First State Manufacturing Inc. CVE Appeal SBA No. CVE-184-A, 2021 WL 1578357
Decision issued April 8, 2021

THE COMPLAINT

In November 2020, the United States Attorney’s Office (USAO) filed a complaint against First State, industrial sewing and textile company that specializes in military contacts, for violations of the False Claims Act (FCA). The complaint claimed that between June 2014 and November 2017 two First State’s executive team members bribed an Amtrak official to win lucrative contracts and then covered up the bribery. Additionally, the complaint claimed First State allegedly sold substandard items to the government for inflated prices and covered up the acts by creating false records and a fictitious company. Prior to the November 2020 complaint, the USAO criminally tried First State executives and the Amtrak official who plead guilty to criminal charges related to their roles in the scam. To resolve the FCA suit, the USAO and First State entered into a Consent Judgement approved by the court, and First State agreed to pay $393,250.06 to the United States.

THE VIP CANCELLATION

On December 15, 2020, the CVE sent First State a Notice of Proposed Cancellation (NOPC) letter. This letter notified First State of the CVE’s belief that the company’s verified status should be canceled. The proposed cancellation was based on the USAO’s suit against First State for violations of the FCA. First State had 30 days to reply to the CVE explaining why the FCA suit should not justify a cancellation.

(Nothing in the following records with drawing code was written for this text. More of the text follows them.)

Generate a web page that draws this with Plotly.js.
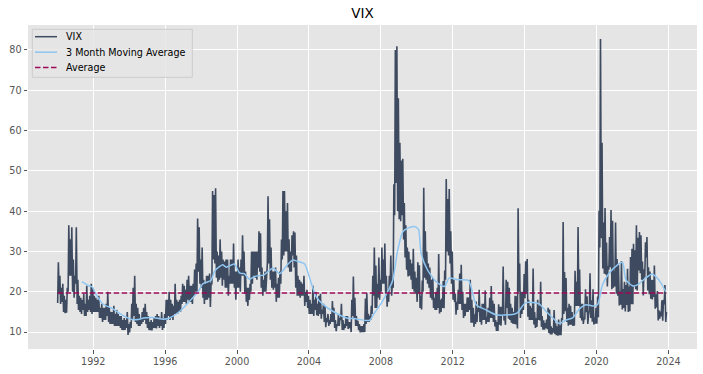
<!DOCTYPE html>
<html><head><meta charset="utf-8">
<script src="https://cdn.plot.ly/plotly-3.0.1.min.js"></script>
<style>html,body{margin:0;padding:0;background:#fff;}#chart{width:703px;height:374px;}</style>
</head><body><div id="chart"></div>
<script>
// Monthly VIX (lowest / highest close of each month), Jan 1990 - Nov 2023
const startYear = 1990;
const vixLow = [
17.2,19.5,17.0,17.5,15.0,14.7,14.8,20.0,24.0,24.0,20.0,18.5,
22.0,17.0,15.5,15.0,14.5,15.5,14.0,14.0,15.0,15.5,15.0,14.5,
15.0,15.0,15.0,15.0,13.5,13.5,12.5,13.0,13.0,14.0,12.5,12.0,
12.0,12.0,11.5,11.5,11.5,11.5,11.0,10.5,10.5,10.5,11.0,9.3,
9.9,11.0,13.0,14.0,12.5,12.0,11.5,11.5,12.0,12.5,13.0,12.0,
11.0,10.5,10.5,10.4,11.0,11.0,10.9,11.5,11.0,11.5,10.5,11.0,
12.0,13.0,14.0,13.0,13.5,13.0,14.5,14.5,14.5,15.0,15.0,17.0,
17.5,17.5,17.0,18.0,17.5,17.5,17.0,19.0,20.0,20.0,25.0,22.0,
21.0,18.5,17.0,18.0,18.0,18.5,16.2,22.0,28.0,27.0,23.5,22.5,
23.0,23.5,21.5,23.0,21.0,21.0,19.0,22.0,22.0,22.0,21.0,18.0,
21.0,21.0,20.0,24.0,24.0,19.5,17.5,16.5,18.0,20.0,22.0,24.0,
23.5,23.0,26.0,25.0,21.0,19.0,20.0,20.0,27.0,27.0,23.0,21.0,
20.5,21.0,17.5,18.5,18.5,22.0,28.0,29.0,30.0,30.0,26.0,25.0,
25.0,29.0,26.0,21.0,19.0,19.0,18.5,19.0,19.0,16.5,17.5,16.0,
14.5,14.5,14.5,14.0,15.5,14.2,14.0,14.5,13.3,14.5,12.5,11.2,
12.5,11.5,12.0,12.5,12.5,11.0,10.2,11.5,11.5,13.0,10.5,10.5,
11.0,11.5,10.8,11.0,10.0,14.0,13.5,11.5,11.5,10.5,9.9,10.0,
10.0,10.0,12.0,12.5,12.5,13.0,14.5,19.0,16.0,16.0,18.5,18.0,
20.0,22.0,22.0,19.5,16.3,17.5,21.0,19.0,21.0,39.0,47.0,40.0,
38.0,37.5,39.0,33.0,28.5,25.5,23.8,24.0,23.0,20.7,20.0,19.5,
17.5,19.5,16.0,15.6,20.0,23.5,23.0,22.0,21.0,18.5,18.0,16.0,
15.5,15.5,16.0,14.6,15.0,16.0,15.9,23.0,30.0,29.0,27.0,22.0,
18.0,17.5,14.3,15.5,17.0,17.0,15.5,13.5,14.0,15.0,15.0,15.5,
12.3,12.3,11.3,12.0,12.5,15.0,12.5,11.8,13.0,13.0,12.0,12.5,
12.5,13.5,13.5,12.5,11.4,10.3,10.3,11.8,11.6,14.0,12.9,11.8,
16.0,13.3,13.0,12.3,12.1,12.0,11.9,10.9,20.0,13.5,14.5,15.5,
18.4,19.5,13.8,13.0,13.0,13.0,11.9,11.0,11.3,13.0,12.9,11.3,
10.6,10.6,11.0,10.7,9.8,9.4,9.4,9.9,9.5,9.2,9.1,9.2,
9.2,13.0,14.5,15.2,12.5,11.6,11.8,11.8,11.5,11.6,16.5,16.5,
16.5,13.5,12.9,12.0,13.1,14.9,12.0,15.5,13.5,12.6,11.9,12.1,
12.1,13.7,31.0,33.3,25.8,24.5,24.3,21.3,25.5,26.1,20.6,21.0,
21.3,19.5,19.0,16.6,16.8,15.6,16.0,15.1,16.7,15.0,15.2,16.9,
16.9,21.4,20.6,20.3,25.3,24.6,23.0,19.1,23.6,28.5,20.3,19.4,
18.3,18.1,18.7,15.8,16.1,12.9,13.3,13.9,12.8,16.9,12.5
];
const vixHigh = [
27.3,24.0,21.0,22.0,19.0,18.0,21.0,36.5,33.0,36.0,28.0,24.0,
36.0,23.0,19.0,18.5,18.0,19.5,17.0,21.5,18.0,19.0,22.0,21.0,
19.0,18.5,18.0,19.0,16.0,17.0,16.0,16.0,17.0,20.0,16.0,15.0,
15.0,16.5,14.5,15.5,14.5,14.0,14.0,13.0,13.5,13.0,15.0,12.0,
12.5,17.0,21.0,24.0,17.0,16.0,14.5,13.5,15.0,16.0,17.0,15.0,
14.0,12.5,13.0,12.5,13.5,14.0,14.5,14.0,13.5,15.0,13.0,14.5,
18.0,18.0,20.0,18.0,17.0,16.5,22.0,18.0,17.5,18.0,19.0,22.0,
21.5,20.5,23.0,24.0,21.5,21.5,22.0,25.5,27.0,38.2,36.0,28.0,
31.0,23.0,22.0,24.0,24.0,24.5,22.0,45.0,44.0,45.7,30.0,29.0,
33.0,30.0,28.0,27.5,28.0,28.0,24.0,28.0,28.0,32.0,25.0,25.0,
28.0,26.0,28.0,34.0,30.0,25.0,21.0,21.0,22.0,30.0,30.0,30.0,
30.0,30.0,35.0,34.5,26.0,23.0,25.0,25.0,43.7,38.0,31.0,25.0,
25.0,26.0,22.0,23.5,25.0,33.0,45.0,45.0,40.0,42.0,33.0,30.0,
34.0,35.0,34.7,29.0,24.0,23.0,22.5,22.0,24.0,20.0,20.5,19.0,
18.0,17.0,21.5,18.0,20.0,17.0,19.0,19.5,15.5,17.0,16.5,13.5,
14.5,13.0,14.5,17.7,16.0,13.0,12.0,14.5,13.5,17.0,13.0,12.0,
14.0,14.0,12.5,12.5,18.0,23.8,18.5,14.0,12.8,12.0,11.5,11.5,
12.0,18.3,19.6,14.5,14.0,16.5,24.0,31.0,26.5,22.0,28.5,23.0,
31.0,28.0,32.0,24.0,20.0,24.0,29.0,22.0,46.7,80.0,80.9,68.0,
57.0,52.6,53.0,42.0,36.5,31.0,30.0,28.0,27.0,30.7,25.0,23.5,
27.3,26.6,19.0,22.8,45.8,35.0,30.0,27.0,26.0,23.0,23.5,18.5,
20.0,21.0,29.4,18.0,18.3,22.7,25.3,48.0,43.0,45.5,35.0,30.0,
23.0,19.5,17.5,20.5,24.5,26.7,20.0,17.0,17.0,18.6,18.6,23.0,
18.0,16.0,14.4,17.6,16.0,20.5,16.0,17.0,17.0,20.3,13.8,16.0,
18.5,21.4,17.8,17.0,13.0,12.5,16.9,16.3,16.3,26.3,14.0,23.0,
22.5,21.0,17.0,16.0,15.0,19.0,18.9,40.7,27.0,20.0,20.0,24.4,
27.6,28.1,18.0,16.5,16.0,25.8,15.0,13.5,18.0,16.5,22.5,14.0,
12.9,12.2,13.1,16.0,15.6,11.4,11.0,15.5,12.2,11.4,13.1,11.7,
13.5,37.3,24.9,23.4,16.0,17.0,16.5,15.0,14.0,25.2,22.5,36.1,
25.5,17.0,17.0,13.5,20.6,18.9,14.0,24.6,17.9,20.6,13.6,16.0,
18.8,40.1,82.7,57.0,37.2,40.8,32.2,26.4,33.6,40.3,37.6,25.1,
37.2,28.1,26.7,20.1,27.6,20.7,22.5,21.7,25.7,21.3,28.6,30.7,
31.9,30.3,36.5,33.4,34.8,34.0,27.5,25.6,32.3,33.6,26.1,25.0,
23.0,22.9,26.5,19.4,20.2,15.4,15.1,17.9,18.0,21.7,15.0
];
// Moving average (decimal year, value)
const maYears = [1991.37,1991.75,1991.95,1992.1,1992.55,1993.0,1993.55,1994.1,1994.5,1994.8,1995.3,1995.9,1996.25,1996.8,1997.35,1997.85,1998.1,1998.55,1998.76,1999.04,1999.2,1999.4,1999.85,2000.15,2000.4,2000.7,2000.98,2001.5,2002.0,2002.37,2002.8,2003.1,2003.35,2003.76,2004.13,2004.4,2004.8,2005.35,2006.1,2006.6,2007.37,2007.65,2008.0,2008.48,2008.67,2008.94,2009.22,2009.5,2009.87,2010.1,2010.24,2010.6,2011.08,2011.54,2011.8,2012.27,2012.88,2013.3,2013.85,2014.4,2015.15,2015.45,2015.6,2016.07,2016.8,2017.2,2017.57,2017.93,2018.3,2018.67,2019.04,2019.4,2019.78,2020.06,2020.33,2020.7,2021.17,2021.45,2021.63,2022.0,2022.27,2022.73,2023.1,2023.37,2023.6,2023.85];
const maValues = [22.5,21.5,21.2,19.8,16.9,16.0,14.4,13.2,13.1,13.5,13.6,13.2,13.5,15.1,17.6,20.1,22.0,22.8,25.2,26.3,26.7,26.1,26.9,24.6,24.5,23.1,23.8,24.2,25.9,24.5,26.7,27.9,27.6,26.9,22.1,18.8,16.8,15.1,13.5,13.3,12.9,14.8,17.0,20.9,23.0,30.4,34.9,35.8,36.2,35.4,29.6,25.4,22.5,21.3,23.4,23.0,22.8,16.8,15.5,14.3,14.3,14.5,14.8,17.3,17.0,15.1,13.5,12.1,13.0,13.5,15.7,16.8,16.5,16.8,21.7,24.6,26.7,27.3,23.0,21.5,21.7,23.4,24.4,23.4,22.1,20.0];
const averageValue = 19.7;
const xTickYears = [1992,1996,2000,2004,2008,2012,2016,2020,2024];
const yTickValues = [10,20,30,40,50,60,70,80];
const seriesNames = ['VIX','3 Month Moving Average','Average'];

function pad(n){return n<10?'0'+n:''+n;}
const vixX=[], vixY=[];
for (let i=0;i<vixLow.length;i++){
  const y=startYear+Math.floor(i/12), m=i%12+1;
  vixX.push(y+'-'+pad(m)+'-08'); vixY.push(vixLow[i]);
  vixX.push(y+'-'+pad(m)+'-22'); vixY.push(vixHigh[i]);
}
function yearToDate(t){
  const y=Math.floor(t); const s=Date.UTC(y,0,1), e=Date.UTC(y+1,0,1);
  return new Date(s+(t-y)*(e-s)).toISOString().slice(0,10);
}
const maX = maYears.map(yearToDate);

const font = 'DejaVu Sans, sans-serif';
const colors = ['#3d4a5f','#8fc6f2','#9e0a5a'];
const dashes = ['solid','solid','5.5px,2.5px'];
const traces = [
  {x:vixX, y:vixY, type:'scatter', mode:'lines', name:seriesNames[0],
   line:{color:colors[0], width:1.6}},
  {x:maX, y:maValues, type:'scatter', mode:'lines', name:seriesNames[1],
   line:{color:colors[1], width:1.5, shape:'spline', smoothing:0.6}},
  {x:[vixX[0], vixX[vixX.length-1]], y:[averageValue, averageValue], type:'scatter', mode:'lines', name:seriesNames[2],
   line:{color:colors[2], width:1.5, dash:dashes[2]}}
];
const axisCommon = {
  showgrid:true, gridcolor:'#ffffff', gridwidth:1, zeroline:false, showline:false,
  ticks:'outside', ticklen:3.5, tickwidth:1, tickcolor:'#555555',
  tickfont:{family:font, size:9.6, color:'#555555'}
};
// legend box drawn in plot-area pixel space (converted to paper fractions)
const PL=28, PW=669, PT=25, PH=324;
const px = v => (v-PL)/PW, py = v => 1-(v-PT)/PH;
const shapes = [{type:'rect', xref:'paper', yref:'paper', x0:px(32.3), x1:px(192.3), y0:py(29.3), y1:py(77.3),
  fillcolor:'rgba(229,229,229,0.8)', line:{color:'#cccccc', width:1}, layer:'above'}];
const annotations = [];
const rowY = [36.7, 52.2, 67.4];
seriesNames.forEach((n,i)=>{
  shapes.push({type:'line', xref:'paper', yref:'paper', x0:px(35), x1:px(57), y0:py(rowY[i]), y1:py(rowY[i]),
    line:{color:colors[i], width:1.5, dash:dashes[i]}, layer:'above'});
  annotations.push({xref:'paper', yref:'paper', x:px(64), y:py(rowY[i]), xanchor:'left', yanchor:'middle',
    text:n, showarrow:false, font:{family:font, size:9.6, color:'#000000'}});
});
const layout = {
  width:703, height:374,
  margin:{l:PL, r:703-PL-PW, t:PT, b:374-PT-PH, pad:0},
  paper_bgcolor:'#ffffff', plot_bgcolor:'#E5E5E5',
  title:{text:'VIX', font:{family:font, size:13.5, color:'#000000'}, x:0.5, xref:'paper', xanchor:'center', y:1-13/374, yref:'container', yanchor:'middle'},
  xaxis:Object.assign({}, axisCommon, {
    type:'date', range:['1988-05-15','2025-08-04'],
    tickmode:'array', tickvals:xTickYears.map(y=>y+'-01-01'), ticktext:xTickYears.map(String)
  }),
  yaxis:Object.assign({}, axisCommon, {
    range:[5.8, 86.2], tickmode:'array', tickvals:yTickValues, ticktext:yTickValues.map(String)
  }),
  showlegend:false,
  shapes:shapes, annotations:annotations
};
Plotly.newPlot('chart', traces, layout, {displayModeBar:false, staticPlot:true});
</script>
</body></html>
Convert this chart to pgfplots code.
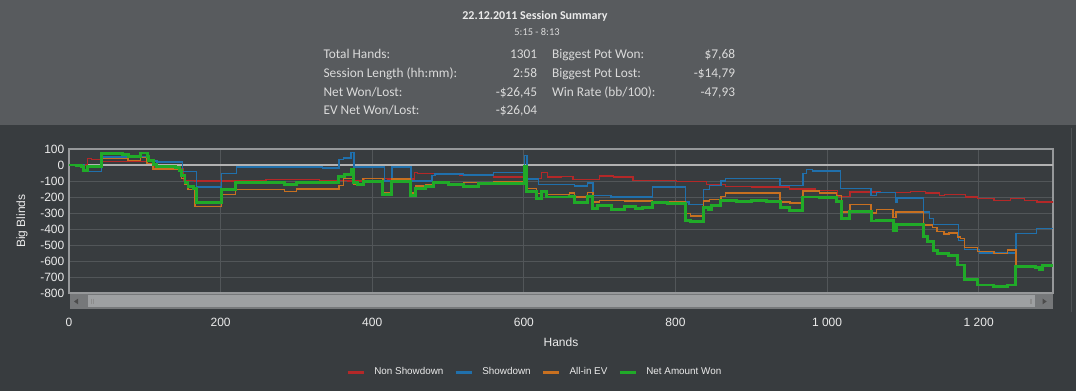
\documentclass[border=0pt]{standalone}
\usepackage{pgfplots}
\usepackage{pgfplotstable}
\pgfplotsset{compat=1.18}
\usepackage{fontspec}
\setmainfont{Liberation Sans}
\newfontfamily\calfont{Carlito}
\definecolor{toppanel}{RGB}{88,91,94}
\definecolor{botpanel}{RGB}{56,60,63}
\definecolor{gridc}{RGB}{82,86,89}
\definecolor{framec}{RGB}{150,152,154}
\definecolor{zeroc}{RGB}{178,178,178}
\definecolor{txt}{RGB}{235,235,235}
\definecolor{sumtxt}{RGB}{218,218,218}
\definecolor{cred}{RGB}{180,40,40}
\definecolor{cblue}{RGB}{32,112,172}
\definecolor{corange}{RGB}{200,112,32}
\definecolor{cgreen}{RGB}{32,170,40}
\definecolor{sbtrack}{RGB}{118,120,122}
\definecolor{sbthumb}{RGB}{158,160,162}
\definecolor{edgec}{RGB}{78,82,85}

\pgfplotstableread{
x y
0 0
24 40
30 33
42 20
113 -25
151 -95
166 -100
220 -98
260 -90
330 -98
367 -101
390 -85
420 -87
456 -47
460 -55
485 -58
515 -65
560 -75
600 -85
623 -48
631 -75
650 -72
665 -92
700 -69
718 -75
744 -96
801 -104
841 -120
866 -135
900 -137
950 -149
985 -160
1014 -198
1030 -168
1070 -172
1110 -164
1130 -175
1148 -189
1155 -183
1183 -200
1198 -210
1220 -220
1242 -210
1260 -220
1277 -231
1298 -237
}\nonshowdown

\pgfplotstableread{
x y
0 0
20 -40
43 50
105 25
116 19
150 -40
168 -137
201 -54
221 -12
334 -18
356 33
362 43
372 79
376 -12
416 -101
426 -12
451 -101
479 -64
483 -56
520 -62
560 -48
600 -46
601 58
604 -87
619 -122
667 -132
684 -112
691 -190
715 -199
770 -137
813 -232
818 -248
837 -153
845 -128
860 -101
866 -85
938 -127
968 -54
973 -29
981 -37
1018 -146
1058 -190
1065 -173
1090 -231
1092 -206
1127 -293
1135 -335
1140 -372
1173 -470
1181 -528
1201 -549
1249 -428
1276 -397
1298 -397
}\showdown

\pgfplotstableread{
x y
0 0
10 -5
19 -33
24 -8
43 40
78 29
94 46
103 8
111 -25
140 -30
146 -37
148 -85
153 -122
157 -153
166 -260
201 -183
220 -155
284 -164
300 -149
356 -127
362 -85
375 -122
388 -85
414 -172
425 -87
450 -174
457 -132
470 -120
481 -112
500 -118
520 -108
560 -106
601 -20
603 -148
617 -180
623 -170
630 -184
660 -174
667 -199
684 -170
691 -232
700 -220
733 -226
770 -228
813 -305
820 -318
837 -226
845 -215
860 -195
866 -175
938 -231
951 -237
968 -162
990 -175
1012 -190
1019 -293
1030 -248
1058 -300
1065 -277
1087 -329
1091 -293
1127 -376
1139 -390
1145 -417
1154 -432
1161 -424
1172 -449
1176 -459
1181 -515
1198 -542
1220 -552
1238 -532
1249 -632
1275 -642
1280 -656
1284 -630
1298 -630
}\allinev

\pgfplotstableread{
x y
0 0
10 -5
16 -12
19 -37
24 -8
32 -12
43 71
70 67
78 56
94 75
103 56
105 29
111 5
116 -8
128 -10
140 -17
146 -35
148 -64
153 -112
157 -132
164 -148
168 -235
201 -155
220 -112
284 -122
300 -112
356 -70
363 -60
373 -25
375 -112
380 -122
388 -101
414 -184
425 -101
450 -190
457 -147
470 -133
481 -112
500 -121
520 -133
540 -118
560 -116
601 -8
603 -165
617 -210
623 -168
630 -200
660 -195
667 -232
684 -195
691 -273
697 -255
715 -277
733 -260
747 -273
756 -267
770 -236
790 -242
813 -344
820 -356
837 -267
843 -277
848 -252
860 -219
880 -226
900 -222
920 -231
938 -267
951 -283
968 -200
990 -205
1012 -226
1019 -335
1030 -293
1058 -350
1065 -345
1087 -412
1091 -370
1127 -449
1133 -480
1140 -532
1146 -552
1160 -563
1172 -625
1181 -718
1198 -750
1220 -760
1238 -750
1249 -635
1275 -642
1280 -656
1284 -630
1298 -630
}\netwon

\begin{document}
\begin{tikzpicture}
\useasboundingbox (0pt,0pt) rectangle (807pt,-293.25pt);
\fill[toppanel] (0pt,0pt) rectangle (807pt,-93.75pt);
\fill[botpanel] (0pt,-93.75pt) rectangle (807pt,-293.25pt);
\draw[edgec, line width=1pt] (803.5pt,-96pt) -- (803.5pt,-234pt);
% summary
\node[anchor=base, inner sep=0pt, text=txt, font=\calfont\bfseries\fontsize{9}{10}\selectfont] at (401.25pt,-15pt) {22.12.2011 Session Summary};
\node[anchor=base, inner sep=0pt, text=sumtxt, font=\calfont\fontsize{7.8}{9}\selectfont] at (402.75pt,-27pt) {5:15 - 8:13};
\begin{scope}[every node/.style={inner sep=0pt, text=sumtxt, font=\calfont\fontsize{10}{12}\selectfont}]
\node[anchor=base west] at (242.5pt,-44.25pt) {Total Hands:};
\node[anchor=base west] at (242.5pt,-58.1pt) {Session Length (hh:mm):};
\node[anchor=base west] at (242.5pt,-72.4pt) {Net Won/Lost:};
\node[anchor=base west] at (242.5pt,-86.25pt) {EV Net Won/Lost:};
\node[anchor=base east] at (403pt,-44.25pt) {1301};
\node[anchor=base east] at (403pt,-58.1pt) {2:58};
\node[anchor=base east] at (403pt,-72.4pt) {-\$26,45};
\node[anchor=base east] at (403pt,-86.25pt) {-\$26,04};
\node[anchor=base west] at (413.8pt,-44.25pt) {Biggest Pot Won:};
\node[anchor=base west] at (413.8pt,-58.1pt) {Biggest Pot Lost:};
\node[anchor=base west] at (413.8pt,-72.4pt) {Win Rate (bb/100):};
\node[anchor=base east] at (551.5pt,-44.25pt) {\$7,68};
\node[anchor=base east] at (551.5pt,-58.1pt) {-\$14,79};
\node[anchor=base east] at (551.5pt,-72.4pt) {-47,93};
\end{scope}
% scrollbar
\fill[sbtrack] (52.5pt,-220.5pt) rectangle (789.75pt,-231.75pt);
\fill[sbthumb] (66pt,-221.5pt) rectangle (776pt,-230.25pt);
\fill[black!70] (55.5pt,-226.1pt) -- (58.5pt,-224pt) -- (58.5pt,-228.2pt) -- cycle;
\fill[black!70] (785pt,-226.1pt) -- (782pt,-224pt) -- (782pt,-228.2pt) -- cycle;
\draw[black!45, line width=0.4pt] (68.5pt,-224pt) -- (68.5pt,-228.2pt) (69.8pt,-224pt) -- (69.8pt,-228.2pt);
\draw[black!45, line width=0.4pt] (772.5pt,-224pt) -- (772.5pt,-228.2pt) (773.8pt,-224pt) -- (773.8pt,-228.2pt);
\begin{axis}[
  scale only axis, width=738pt, height=108pt,
  at={(51.75pt,-219.75pt)}, anchor=south west,
  xmin=0, xmax=1298, ymin=-800, ymax=100,
  const plot,
  axis line style={framec, line width=0.9pt},
  xtick={0,200,...,1200},
  xticklabels={0,200,400,600,800,1 000,1 200},
  ytick={-800,-700,...,100},
  yticklabels={-800,-700,-600,-500,-400,-300,-200,-100,0,100},
  tick style={draw=none},
  grid=major, grid style={gridc, line width=0.7pt},
  extra y ticks={0}, extra y tick labels={},
  extra y tick style={grid=major, grid style={zeroc, line width=1.6pt}},
  ticklabel style={font=\fontsize{9}{10}\selectfont, text=txt},
  xticklabel style={anchor=center, yshift=-21.75pt},
  xlabel={Hands}, ylabel={Big Blinds},
  label style={font=\fontsize{9}{10}\selectfont, text=txt},
  xlabel style={at={(axis description cs:0.5,-0.340)}, anchor=center},
  ylabel style={at={(axis description cs:-0.0478,0.5)}, anchor=center},
  legend style={at={(axis description cs:0.4736,-0.549)}, anchor=center,
    draw=none, fill=none, text=txt, font=\fontsize{7.4}{9}\selectfont,
    /tikz/every odd column/.append style={column sep=5pt},
    /tikz/every even column/.append style={column sep=6pt}},
  legend columns=4,
  legend image code/.code={\draw[#1, line width=2.2pt] (0pt,0pt) -- (12pt,0pt);},
]
\addplot[cred, line width=1pt] table[x=x,y=y] {\nonshowdown};
\addlegendentry{Non Showdown}
\addplot[cblue, line width=1pt] table[x=x,y=y] {\showdown};
\addlegendentry{Showdown}
\addplot[corange, line width=1pt] table[x=x,y=y] {\allinev};
\addlegendentry{All-in EV}
\addplot[cgreen, line width=2.2pt] table[x=x,y=y] {\netwon};
\addlegendentry{Net Amount Won}
\end{axis}
\end{tikzpicture}
\end{document}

In a two-page response dated December 22, 2020, First State stated the actions referenced in the NOPC letter took place over three years ago and First State had taken several actions to prevent a similar situation from occurring. First State stated all employees involved in the original violation were terminated, skilled key individuals were hired, an internal forensic analysis was completed by outside experts, financial standards were revised, and the company’s ethics training and standards were updated. Additionally, First State provided a copy of a letter from the Federal Railroad Administration (FRA) dated May 14, 2019. In this letter, the Suspension and Debarment Official “determined the likelihood of future harm to the Federal government did not warrant the suspension or debarment of [First State].” First State did not mention the FCA complaint nor the Consent Judgment in their NOPC reply.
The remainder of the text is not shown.